Begin with the first line of the material and write out each line exactly, ending with the line that contains "(8,9) -- (1209,9);". Pictures are not part of the copy.

────────────────────

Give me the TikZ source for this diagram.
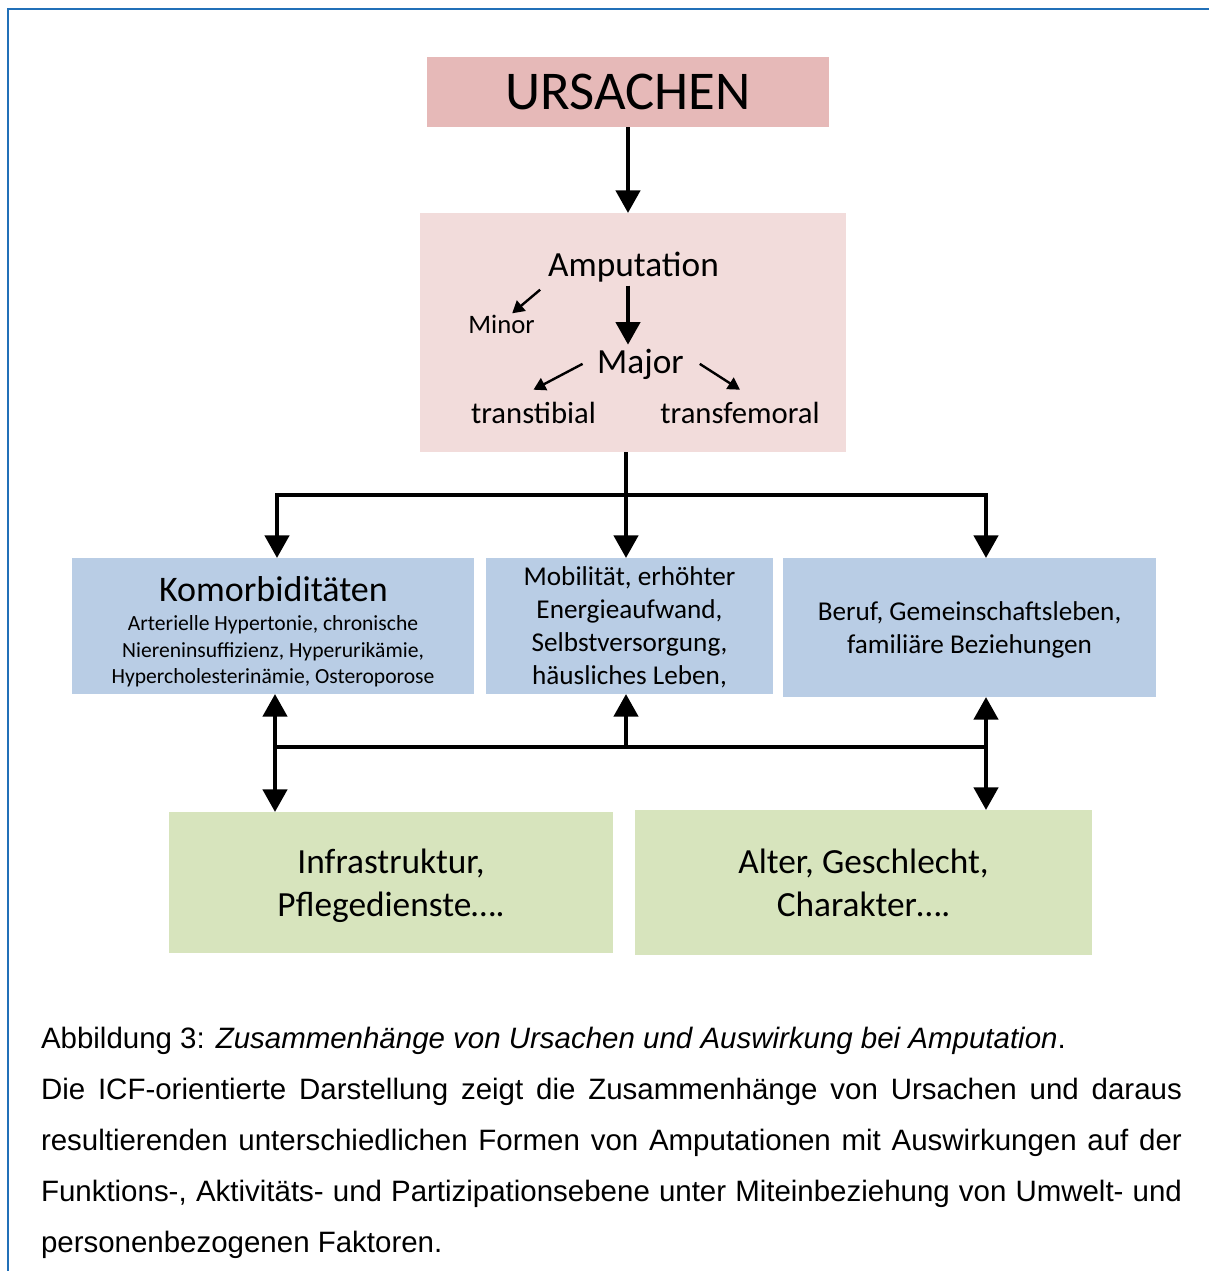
\documentclass[tikz,border=0pt]{standalone}
\usepackage{fontspec}
\setmainfont{Carlito}
\newfontfamily\capfont{Liberation Sans}
\usetikzlibrary{arrows.meta}
\definecolor{causered}{HTML}{E6B9B8}
\definecolor{amppink}{HTML}{F2DCDB}
\definecolor{effectblue}{HTML}{B9CDE5}
\definecolor{contextgreen}{HTML}{D7E4BD}
\definecolor{frameblue}{HTML}{2170B8}
\begin{document}
\begin{tikzpicture}
  [x=0.75pt,y=-0.75pt,every node/.style={inner sep=0pt,outer sep=0pt}]
  \tikzstyle{cause} = [fill=causered,minimum width=301.5pt,minimum height=52.5pt]
  \tikzstyle{ampbox} = [fill=amppink,minimum width=319.5pt,minimum height=179.25pt]
  \tikzstyle{effect} = [fill=effectblue,align=center,text depth=0pt,font=\fontsize{20.4}{24.75}\selectfont]
  \tikzstyle{context} = [fill=contextgreen,align=center,text depth=0pt,font=\fontsize{26.5}{32.25}\selectfont]
  \tikzstyle{word} = [inner sep=3pt,anchor=base]
  \tikzstyle{bigline} = [line width=3.4pt]
  \tikzstyle{bigarrow} = [bigline,-{Triangle[length=17pt,width=18pt]}]
  \tikzstyle{bigboth} = [bigline,{Triangle[length=17pt,width=18pt]}-{Triangle[length=17pt,width=18pt]}]
  \tikzstyle{smallarrow} = [line width=1.8pt,-{Triangle[length=9pt,width=10pt]}]
  \useasboundingbox (0,0) rectangle (1209,1271);
  \draw[frameblue,line width=1.2pt] (8,1271) -- (8,9) -- (1209,9);

  \node[cause,font=\fontsize{41}{48}\selectfont] (ursachen) at (628,92) {URSACHEN};
  \node[ampbox] (amp) at (633,332.5) {};
  \node[word,font=\fontsize{26.5}{30}\selectfont] (amputation) at (633.5,276) {Amputation};
  \node[word,font=\fontsize{20}{24}\selectfont] (minor) at (501.5,333) {Minor};
  \node[word,font=\fontsize{26.5}{30}\selectfont] (major) at (640.5,373) {Major};
  \node[word,font=\fontsize{23}{27}\selectfont] (tibial) at (533.5,423) {transtibial};
  \node[word,font=\fontsize{23}{27}\selectfont] (femoral) at (740,423) {transfemoral};

  \node[effect,minimum width=301.5pt,minimum height=102pt] (kom) at (273,626) {};
  \node[font=\fontsize{27}{30}\selectfont] (komtitle) at (273.5,589) {Komorbiditäten};
  \node[align=center,font=\fontsize{16.2}{19.9}\selectfont] (komtext) at (273,651.5)
    {Arterielle Hypertonie, chronische\\Niereninsuffizienz, Hyperurikämie,\\Hypercholesterinämie, Osteroporose};
  \node[effect,minimum width=215.25pt,minimum height=102pt] (mob) at (629.5,626)
    {Mobilität, erhöhter\\Energieaufwand,\\Selbstversorgung,\\häusliches Leben,};
  \node[effect,minimum width=279.75pt,minimum height=104.25pt] (ber) at (969.5,627.5)
    {Beruf, Gemeinschaftsleben,\\familiäre Beziehungen};
  \node[context,minimum width=333pt,minimum height=105.75pt] (infra) at (391,882.5)
    {Infrastruktur,\\Pflegedienste….};
  \node[context,minimum width=342.75pt,minimum height=108.75pt] (alter) at (863.5,882.5)
    {Alter, Geschlecht,\\Charakter….};

  \draw[bigarrow] (ursachen) -- (ursachen |- amp.north);
  \draw[bigarrow] (amputation.south -| ursachen) -- (major.north -| ursachen);
  \draw[smallarrow] ([shift={(-3pt,-3pt)}]amputation.south west) -- ([shift={(8pt,-2pt)}]minor.north);
  \draw[smallarrow] ([xshift=-8pt]major.west) -- ([yshift=6pt]tibial.north);
  \draw[smallarrow] ([xshift=9pt]major.east) -- ([yshift=6pt]femoral.north);

  \coordinate (t1) at (277,495);
  \coordinate (t2) at (626,495);
  \coordinate (t3) at (986,495);
  \draw[bigline] (amp.south -| t2) -- (t2);
  \draw[bigarrow] (t2) -- (t2 |- mob.north);
  \foreach \t/\b in {t1/kom,t3/ber}
    \draw[bigarrow] (t2) -- (\t) -- (\t |- \b.north);

  \coordinate (b1) at (275,747);
  \coordinate (b2) at (626,747);
  \coordinate (b3) at (986,747);
  \draw[bigline] (b1) -- (b3);
  \draw[bigarrow] (b2) -- (b2 |- mob.south);
  \foreach \b/\u/\d in {b1/kom/infra,b3/ber/alter}
    \draw[bigboth] (\b |- \u.south) -- (\b |- \d.north);

  \node[anchor=north west,text width=855.75pt,align=justify,font=\capfont\fontsize{22.1}{38.3}\selectfont] (caption) at (41,1027)
    {Abbildung 3: \textit{Zusammenhänge von Ursachen und Auswirkung bei Amputation}.\\Die ICF-orientierte Darstellung zeigt die Zusammenhänge von Ursachen und daraus\linebreak resultierenden unterschiedlichen Formen von Amputationen mit Auswirkungen auf der\linebreak Funktions-, Aktivitäts- und Partizipationsebene unter Miteinbeziehung von Umwelt- und\linebreak personenbezogenen Faktoren.};
\end{tikzpicture}
\end{document}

────────────────────

Written solution>
Give me the TikZ source for this diagram.
\documentclass[tikz,border=0pt]{standalone}
\usepackage{fontspec}
\setmainfont{Carlito}
\newfontfamily\capfont{Liberation Sans}
\usetikzlibrary{arrows.meta}
\definecolor{causered}{HTML}{E6B9B8}
\definecolor{amppink}{HTML}{F2DCDB}
\definecolor{effectblue}{HTML}{B9CDE5}
\definecolor{contextgreen}{HTML}{D7E4BD}
\definecolor{frameblue}{HTML}{2170B8}
\begin{document}
\begin{tikzpicture}
  [x=0.75pt,y=-0.75pt,every node/.style={inner sep=0pt,outer sep=0pt}]
  \tikzstyle{cause} = [fill=causered,minimum width=301.5pt,minimum height=52.5pt]
  \tikzstyle{ampbox} = [fill=amppink,minimum width=319.5pt,minimum height=179.25pt]
  \tikzstyle{effect} = [fill=effectblue,align=center,text depth=0pt,font=\fontsize{20.4}{24.75}\selectfont]
  \tikzstyle{context} = [fill=contextgreen,align=center,text depth=0pt,font=\fontsize{26.5}{32.25}\selectfont]
  \tikzstyle{word} = [inner sep=3pt,anchor=base]
  \tikzstyle{bigline} = [line width=3.4pt]
  \tikzstyle{bigarrow} = [bigline,-{Triangle[length=17pt,width=18pt]}]
  \tikzstyle{bigboth} = [bigline,{Triangle[length=17pt,width=18pt]}-{Triangle[length=17pt,width=18pt]}]
  \tikzstyle{smallarrow} = [line width=1.8pt,-{Triangle[length=9pt,width=10pt]}]
  \useasboundingbox (0,0) rectangle (1209,1271);
  \draw[frameblue,line width=1.2pt] (8,1271) -- (8,9) -- (1209,9);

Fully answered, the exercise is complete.